Correction to: Scientific Reports 10.1038/s41598-025-95571-0, published online 07 April 2025
In the original version of this Article, the isotope ‘Iodine-131’ was mistakenly identified as ‘Iodine-139’ in three instances, and the isotope ‘Cesium-137’ was incorrectly identified as ‘Cesium-17’ in one instance.

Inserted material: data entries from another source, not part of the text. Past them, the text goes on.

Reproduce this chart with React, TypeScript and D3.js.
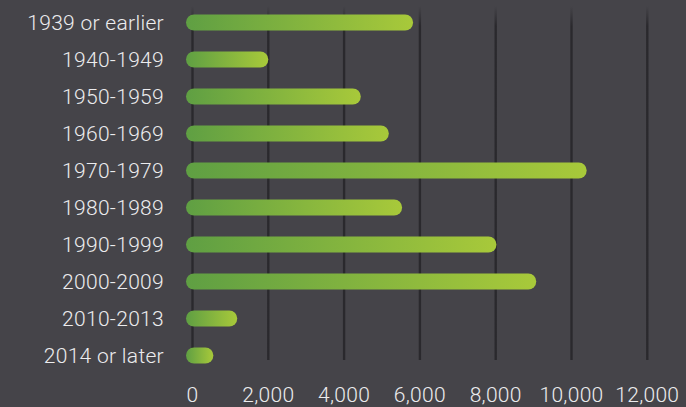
import React, { useEffect, useRef } from 'react';
import * as d3 from 'd3';

const categories = [
  '1939 or earlier', '1940-1949', '1950-1959', '1960-1969', '1970-1979',
  '1980-1989', '1990-1999', '2000-2009', '2010-2013', '2014 or later',
];
const values = [5820, 2000, 4440, 5180, 10400, 5530, 8020, 9070, 1180, 550];
const ticks = [0, 2000, 4000, 6000, 8000, 10000, 12000];

const App = () => {
  const ref = useRef<SVGSVGElement>(null);

  useEffect(() => {
    document.body.style.margin = '0';
    document.body.style.background = '#454449';
    if (!ref.current) return;
    const width = 686, height = 407;
    const svg = d3.select(ref.current);
    svg.selectAll('*').remove();
    svg.attr('width', width).attr('height', height);

    svg.append('rect').attr('width', width).attr('height', height).attr('fill', '#454449');

    const defs = svg.append('defs');
    const barGrad = defs.append('linearGradient').attr('id', 'barGrad')
      .attr('x1', 0).attr('x2', 1).attr('y1', 0).attr('y2', 0);
    barGrad.append('stop').attr('offset', '0%').attr('stop-color', '#5f9f43');
    barGrad.append('stop').attr('offset', '100%').attr('stop-color', '#a8c93a');

    const gridGrad = defs.append('linearGradient').attr('id', 'gridGrad')
      .attr('gradientUnits', 'userSpaceOnUse')
      .attr('x1', 0).attr('x2', 0).attr('y1', 6).attr('y2', 26);
    gridGrad.append('stop').attr('offset', '0%').attr('stop-color', '#2a292d').attr('stop-opacity', 0);
    gridGrad.append('stop').attr('offset', '100%').attr('stop-color', '#2a292d').attr('stop-opacity', 1);

    const x = d3.scaleLinear().domain([0, 12000]).range([192.5, 647.3]);
    const y = d3.scaleBand().domain(categories).range([4, 374]);
    const barH = 16;
    const font = 'Roboto, "Liberation Sans", Arial, sans-serif';

    // grid lines
    svg.append('g').selectAll('line').data(ticks).enter().append('line')
      .attr('x1', d => x(d)).attr('x2', d => x(d))
      .attr('y1', 6).attr('y2', 360)
      .attr('stroke', 'url(#gridGrad)')
      .attr('stroke-width', 2.4);

    // bars
    const rows = categories.map((c, i) => ({ name: c, value: values[i] }));
    svg.append('g').selectAll('rect').data(rows).enter().append('rect')
      .attr('x', x(0) - 6.5)
      .attr('y', d => y(d.name)! + y.bandwidth() / 2 - barH / 2)
      .attr('width', d => x(d.value) - x(0) + 6.5)
      .attr('height', barH)
      .attr('rx', barH / 2)
      .attr('fill', 'url(#barGrad)');

    // category labels
    svg.append('g').selectAll('text').data(rows).enter().append('text')
      .text(d => d.name)
      .attr('x', 164)
      .attr('y', d => y(d.name)! + y.bandwidth() / 2 + 7.3)
      .attr('text-anchor', 'end')
      .style('font-family', font)
      .style('font-weight', 300)
      .style('font-size', '21px')
      .style('letter-spacing', '0.3px')
      .style('fill', '#ececee');

    // tick labels
    svg.append('g').selectAll('text').data(ticks).enter().append('text')
      .text(d => d3.format(',')(d))
      .attr('x', d => x(d))
      .attr('y', 401.5)
      .attr('text-anchor', 'middle')
      .style('font-family', font)
      .style('font-weight', 300)
      .style('font-size', '21px')
      .style('letter-spacing', '0.3px')
      .style('fill', '#ececee');
  }, []);

  return <svg ref={ref} style={{ display: 'block' }}></svg>;
};

export default App;
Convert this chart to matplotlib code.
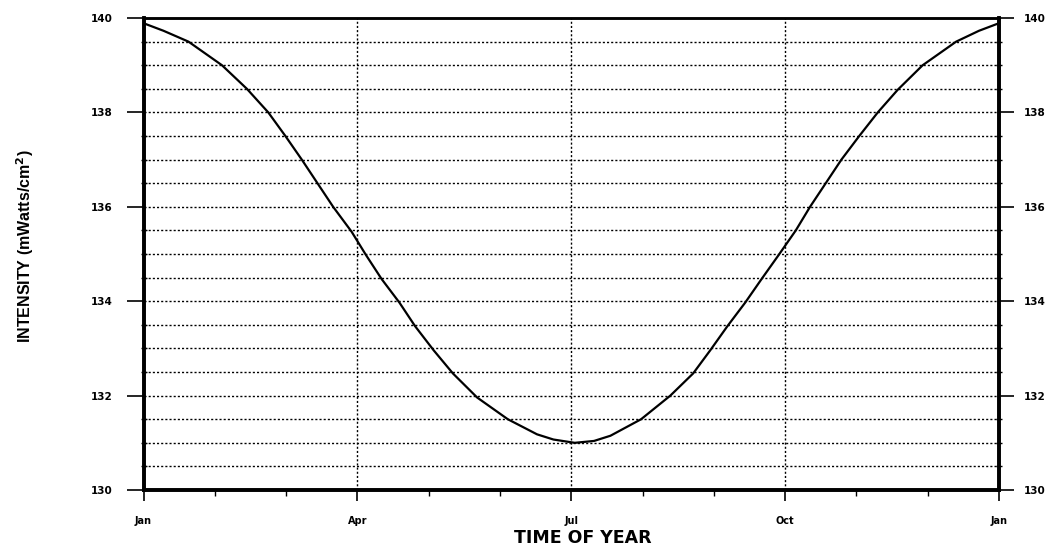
"""Solar intensity over the year (reference recreation)."""
import matplotlib
matplotlib.use('Agg')
import matplotlib.pyplot as plt
import numpy as np

# month position (0 = Jan 1 ... 12 = next Jan) and intensity
months = [0.00, 0.28, 0.63, 1.10, 1.45, 1.75, 1.99, 2.22, 2.44, 2.66, 2.92,
          3.12, 3.34, 3.59, 3.81, 4.07, 4.34, 4.68, 5.11, 5.52, 5.75, 6.05,
          6.32, 6.55, 6.98, 7.39, 7.71, 7.95, 8.19, 8.44, 8.67, 8.91, 9.15,
          9.35, 9.57, 9.79, 10.04, 10.30, 10.58, 10.93, 11.40, 11.72, 12.00]
intensity = [139.89, 139.73, 139.50, 139.00, 138.50, 138.00, 137.50, 137.00,
             136.50, 136.00, 135.47, 134.98, 134.47, 133.97, 133.47, 132.96,
             132.47, 131.96, 131.50, 131.18, 131.07, 131.00, 131.04, 131.15,
             131.50, 132.00, 132.47, 132.96, 133.47, 133.97, 134.47, 134.98,
             135.50, 136.00, 136.50, 137.00, 137.50, 138.00, 138.48, 139.00,
             139.50, 139.73, 139.89]
tick_months = [0, 3, 6, 9, 12]
tick_labels = ['Jan', 'Apr', 'Jul', 'Oct', 'Jan']
y_ticks = [130, 132, 134, 136, 138, 140]

plt.rcParams['font.family'] = ['DejaVu Sans']
plt.rcParams['font.weight'] = 'bold'

fig = plt.figure(figsize=(10.47, 5.48), dpi=100)
ax = fig.add_axes([0.1371, 0.1058, 0.8170, 0.8613])

ax.plot(months, intensity, color='black', lw=1.6, solid_joinstyle='round', zorder=3)

ax.set_xlim(0, 12)
ax.set_ylim(130, 140)

# grid: every half unit in y, quarters of the year in x
for v in np.arange(130.5, 140, 0.5):
    ax.axhline(v, color='black', lw=1.0, ls=(0, (1.5, 1.5)), zorder=1)
for m in tick_months[1:-1]:
    ax.axvline(m, color='black', lw=1.0, ls=(0, (1.5, 1.5)), zorder=1)

ax.set_xticks(tick_months)
ax.set_xticklabels(tick_labels, fontsize=7, fontweight='bold')
ax.set_xticks(range(13), minor=True)
ax.set_yticks(y_ticks)
ax.set_yticklabels([str(t) for t in y_ticks], fontsize=7.5, fontweight='bold')
ax.set_yticks(np.arange(130, 140.01, 0.5), minor=True)
ax.tick_params(axis='y', which='major', direction='out', length=12, width=1.2, pad=10)
ax.tick_params(axis='y', which='minor', direction='inout', length=5, width=1.0)
ax.tick_params(axis='x', which='major', direction='out', length=8, width=1.2, pad=11)
ax.tick_params(axis='x', which='minor', direction='out', length=4, width=1.0)

# right-hand copy of the intensity scale
ax2 = ax.twinx()
ax2.set_ylim(130, 140)
ax2.set_yticks(y_ticks)
ax2.set_yticklabels([str(t) for t in y_ticks], fontsize=7.5, fontweight='bold')
ax2.set_yticks(np.arange(130, 140.01, 0.5), minor=True)
ax2.tick_params(axis='y', which='major', direction='out', length=11, width=1.2, pad=7)
ax2.tick_params(axis='y', which='minor', direction='inout', length=5, width=1.0)

for a in (ax, ax2):
    for side in ['left', 'right', 'bottom']:
        a.spines[side].set_linewidth(2.6)
    a.spines['top'].set_linewidth(1.8)

fig.text(25 / 1047, 1 - 246 / 548, 'INTENSITY (mWatts/cm$^\\mathbf{2}$)',
         rotation=90, ha='center', va='center', fontsize=11.5, fontweight='bold',
         family='Liberation Sans')
fig.text(583 / 1047, 1 - 538 / 548, 'TIME OF YEAR', ha='center', va='center',
         fontsize=12.5, fontweight='bold')

fig.savefig('out.png', dpi=100)
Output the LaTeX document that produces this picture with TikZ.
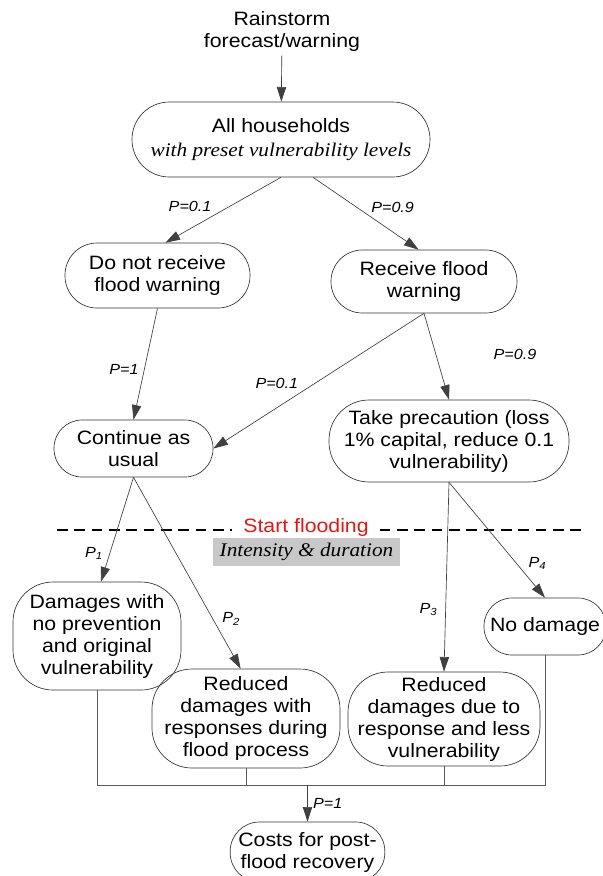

As a result, in the Results section, where:
“First, WSPEEDI was used to generate the reference dose map of the radioactive plume—i.e., an airborne cloud of radioactive gases, particles, and/or vapors released from a nuclear plant—due to the external exposure to the deposited Iodine-139 and Cesium-137, at ground level. We assumed a source term similar to the release from the Fukushima nuclear power plant accident defined as 2.0E19 Bq/h for the Iodine-139 and 4.0E17 Bq/h for the Cesium-137 over the release time of one hour, according to the study by Ayoub et al.14.”
now reads:
“First, WSPEEDI was used to generate the reference dose map of the radioactive plume—i.e., an airborne cloud of radioactive gases, particles, and/or vapors released from a nuclear plant—due to the external exposure to the deposited Iodine-131 and Cesium-137, at ground level. We assumed a source term similar to the release from the Fukushima nuclear power plant accident defined as 2.0E19 Bq/h for the Iodine-131 and 4.0E17 Bq/h for the Cesium-137 over the release time of one hour, according to the study by Ayoub et al.14.”
And where:
“In this analytical model, we assumed a source term of 2.0E19 Bq for Iodine-139 and 4.0E17 Bq for the Cesium-17, respectively. The plume dispersion parameters σy, σz were selected using the Pasquill-Gifford atmospheric stability class of the region.”
now reads,
“In this analytical model, we assumed a source term of 2.0E19 Bq for Iodine-131 and 4.0E17 Bq for the Cesium-137, respectively. The plume dispersion parameters σy, σz were selected using the Pasquill-Gifford atmospheric stability class of the region.”
The original Article has been corrected.